From the exhausted mummy and her eye bags

January……it’s been a long month

So we are a month into 2019 and those goals are still….well goals. I have to say that my motivation came out of the blocks well and frankly lost its spirit a little. As for the actual 10k training – I started really well, then I was ill and it’s kind of fell by the way side.

February is another fresh start. We don’t need the start of a year to start something or make goals. My plan for February is to aim to complete a 5k.

My healthy eating was going super well and I even managed to lose 3kg doing a 21 day challenge with Herbalife but then on day 22 there was chocolate and wine (the begining of the slip). Again February is a fresh start and I have been super good with my weekly meal planning and stocking to it meaning there has been a lot less takeaways, comfort food and snacks. I plan to continue this and hopefully reduce the chocolate binging, I mean I’m not giving up chocolate but the binge isn’t as satisfying as you think it’s going to be.
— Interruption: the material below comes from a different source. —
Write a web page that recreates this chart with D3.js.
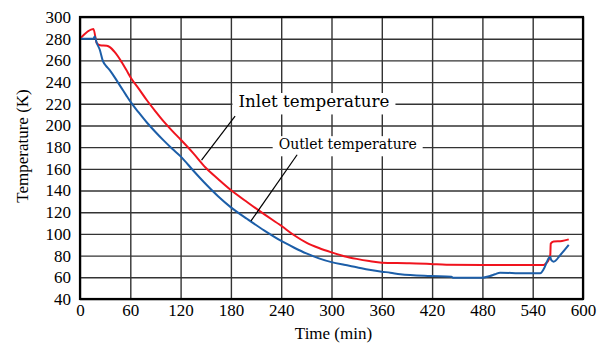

Another one of my goals for 2019 was to read more. In essence this was really just so I would take some time for me in a busy family house. So far I I have read one which is progress, whether or not I manage one a month who knows but I have managed to set a side time for me, even if it’s just five minutes reading before bed rather than playing on my phone or watch down mind numbingly boring TV.

I’ve been trying not to beat myself up to badly about waivering from my goals a little (in a bid to be more positive). They are still achievable and I’ve made progress so I should really be celebrating but not with chocolate lol.